On Behalf of | May 30, 2014 | Car Accidents

The Memorial Day weekend is over, but the deadliest time of year for teenagers is just beginning. More teens are involved in car accidents between Memorial Day and Labor Day than at any other time of the year. Teens may have more time on their hands, they may have longer daylight hours to take advantage of — a number of factors likely contribute to the increased risk. In Albany, teens may just be anxious to leave the house after a long winter.

Data from the New York State Department of Motor Vehicles shows that fatal crashes involving drivers between 16 and 20 years old accounted for 11 percent of all fatal accidents during 2011. For fatal accidents and accidents with injuries, the data shows that teen drivers and older drivers make the same mistakes behind the wheel. What is troubling is that teens are more likely to make those mistakes than more mature drivers — even driving while intoxicated.

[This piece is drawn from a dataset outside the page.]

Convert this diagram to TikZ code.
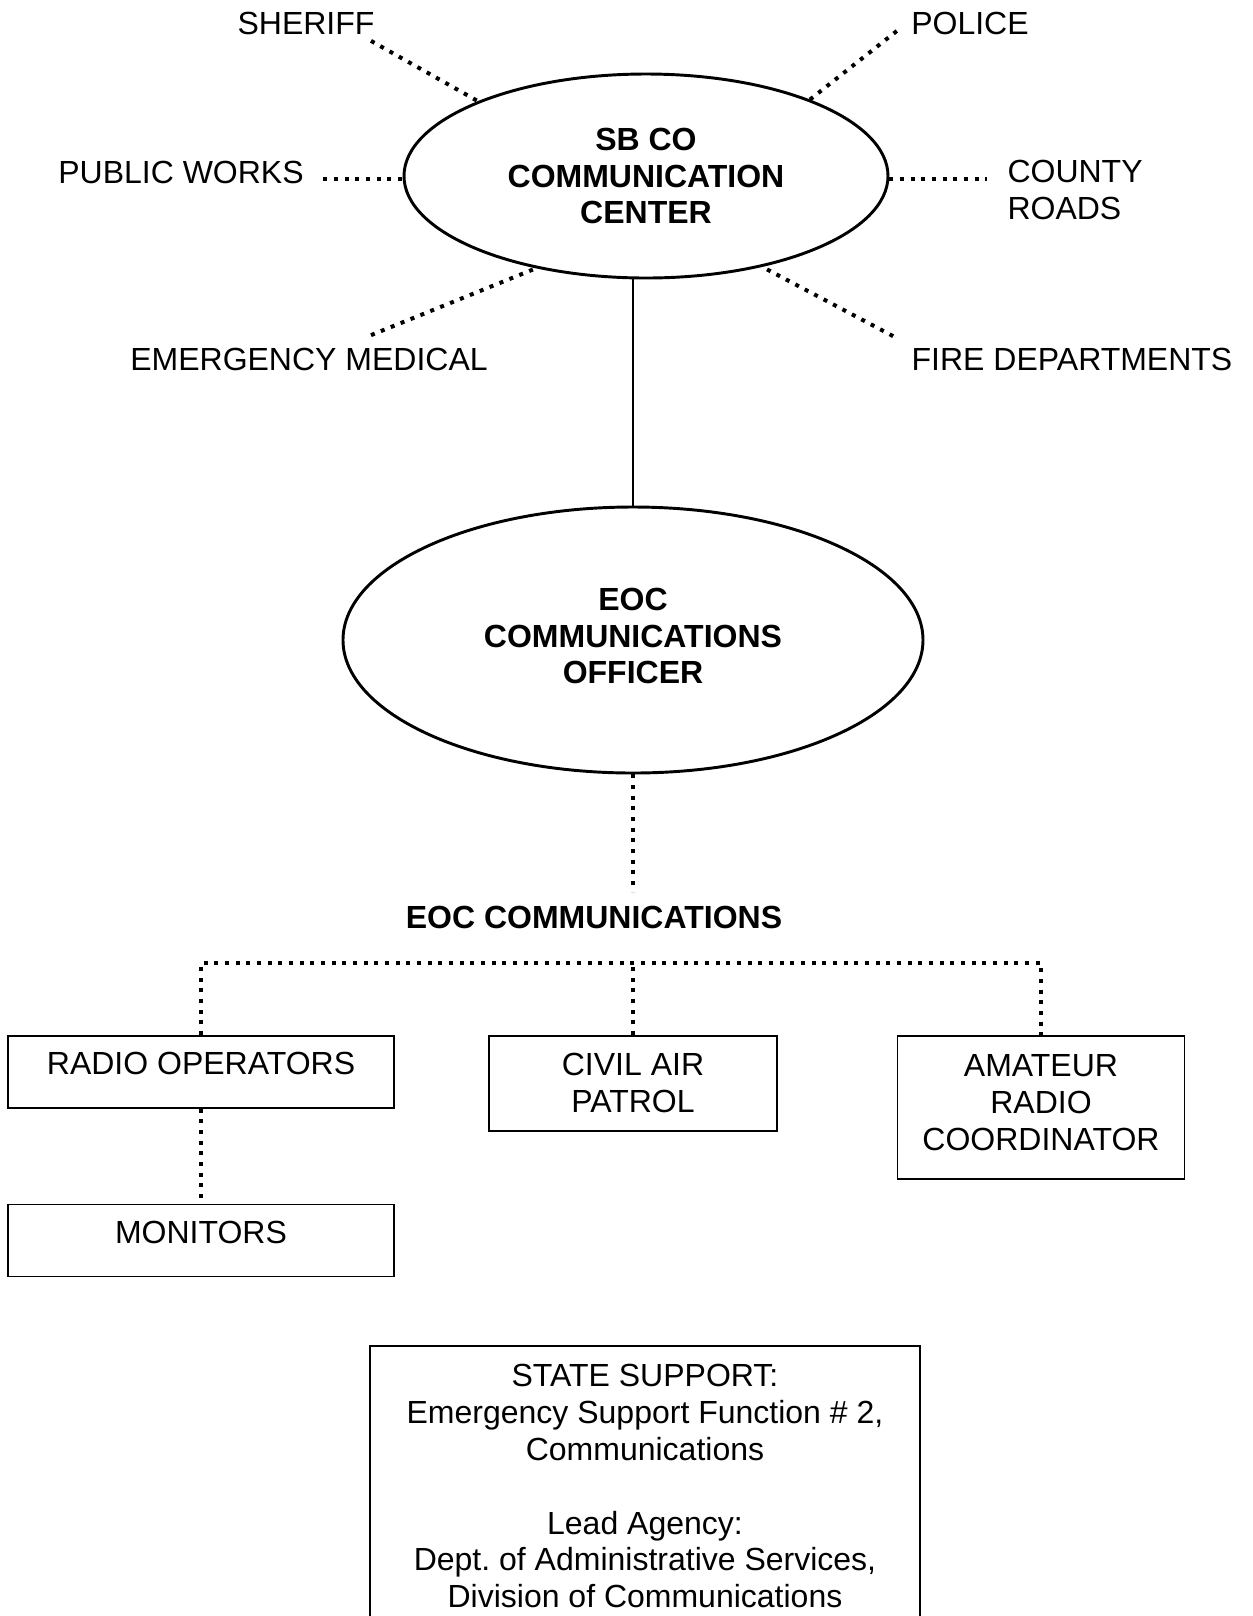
\documentclass[tikz,border=0pt]{standalone}
\usepackage{fontspec}
\setmainfont{Liberation Sans}
\usetikzlibrary{positioning,shapes.geometric}

\tikzset{
    hub/.style={ellipse, draw, line width=1.1pt, inner sep=0pt, align=center, font=\fontsize{12}{13.8}\selectfont\bfseries},
    unit/.style={rectangle, draw, line width=0.6pt, anchor=north, align=center, inner sep=0pt},
    tag/.style={inner sep=0pt, align=center},
    dotlink/.style={line width=1.5pt, dash pattern=on 1.5pt off 2.5pt},
}

\begin{document}
\begin{tikzpicture}[x=0.375pt, y=-0.375pt, font=\fontsize{12}{13.8}\selectfont]
    \useasboundingbox (0,0) rectangle (1252,1616);

    \node[hub, minimum width=181.5pt, minimum height=76.5pt] (sbcc) at (646,176) {SB CO\\COMMUNICATION\\CENTER};
    \node[hub, minimum width=217.5pt, minimum height=99.75pt, text depth=3pt] (eoco) at (633,640) {EOC\\COMMUNICATIONS\\OFFICER};

    \node[tag] (sheriff) at (306,23) {SHERIFF};
    \node[tag] (police) at (970,23) {POLICE};
    \node[tag] (pw) at (181,172) {PUBLIC WORKS};
    \node[tag, anchor=west, align=left] (county) at (1007,190) {COUNTY\\ROADS};
    \node[tag] (ems) at (309,359) {EMERGENCY MEDICAL};
    \node[tag] (fire) at (1072,359) {FIRE DEPARTMENTS};
    \node[tag, font=\fontsize{12}{13.8}\selectfont\bfseries] (eoccomm) at (594,917) {EOC COMMUNICATIONS};

    \node[unit, minimum width=144.75pt, minimum height=27pt, text depth=6pt] (radio) at (201,1035) {RADIO OPERATORS};
    \node[unit, minimum width=108pt, minimum height=35.6pt] (civil) at (633,1035) {CIVIL AIR\\PATROL};
    \node[unit, minimum width=107.6pt, minimum height=53.6pt, text depth=3.8pt] (amateur) at (1041,1035) {AMATEUR\\RADIO\\COORDINATOR};
    \node[unit, minimum width=144.75pt, minimum height=27pt, text depth=6pt, below=35.6pt of radio] (monitors) {MONITORS};

    \node[draw, line width=0.6pt, anchor=north, align=center, minimum width=206.25pt, inner xsep=0pt, inner ysep=7pt] (state) at (645,1345) {STATE SUPPORT:\\Emergency Support Function \# 2,\\Communications\\[13.8pt]Lead Agency:\\Dept.\ of Administrative Services,\\Division of Communications};

    \draw[dotlink] ([shift={(-4,6)}]sheriff.south east) -- (sbcc.156);
    \draw[dotlink] ([shift={(-14,8)}]police.west) -- (sbcc.25);
    \coordinate (pwdot) at ([shift={(19,7)}]pw.east);
    \draw[dotlink] (pwdot) -- (pwdot -| sbcc.west);
    \coordinate (crdot) at ([shift={(-20,-11)}]county.west);
    \draw[dotlink] (crdot -| sbcc.east) -- (crdot);
    \draw[dotlink] ([shift={(62,-12)}]ems.north) -- (sbcc.220);
    \draw[dotlink] ([shift={(-18,-11)}]fire.north west) -- (sbcc.-38);

    \draw[line width=0.55pt] (eoco.north) -- (eoco.north |- sbcc.south);
    \draw[dotlink] (eoco.south) -- ([yshift=5pt]eoco.south |- eoccomm.north);

    \coordinate (bus) at (633,963);
    \draw[dotlink] (radio.north) -- (radio.north |- bus) -- (amateur.north |- bus) -- (amateur.north);
    \draw[dotlink] (civil.north) -- (civil.north |- bus);
    \draw[dotlink] (radio.south) -- (monitors.north);
\end{tikzpicture}
\end{document}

The most pervasive of what the DMV terms contributing human factors is driver inattention and distraction. Again, in accidents with injuries or fatalities in 2011, about 12 percent were attributed to inattention for older drivers and more than 15 percent for teen drivers. The data also shows that passengers are more likely to be injured or killed in an accident if a teenager is driving — more than four times as likely.

Passengers are a considerable distraction with teen drivers. The University of North Carolina Highway Safety Research Center recently released the results of a study on the subject. The researchers looked at situations that found a teen driver taking evasive action to avoid an accident. With loud conversations in the car, for example, a teen driver was six times more likely to take such action. Horseplay in the vehicle related to three times the risk.

Many states’ graduated driver’s license laws, including New York’s, limit teen drivers to one passenger under age 20. Safety advocates recommend that families and peers reinforce the rule by establishing — and enforcing — “house rules” as well.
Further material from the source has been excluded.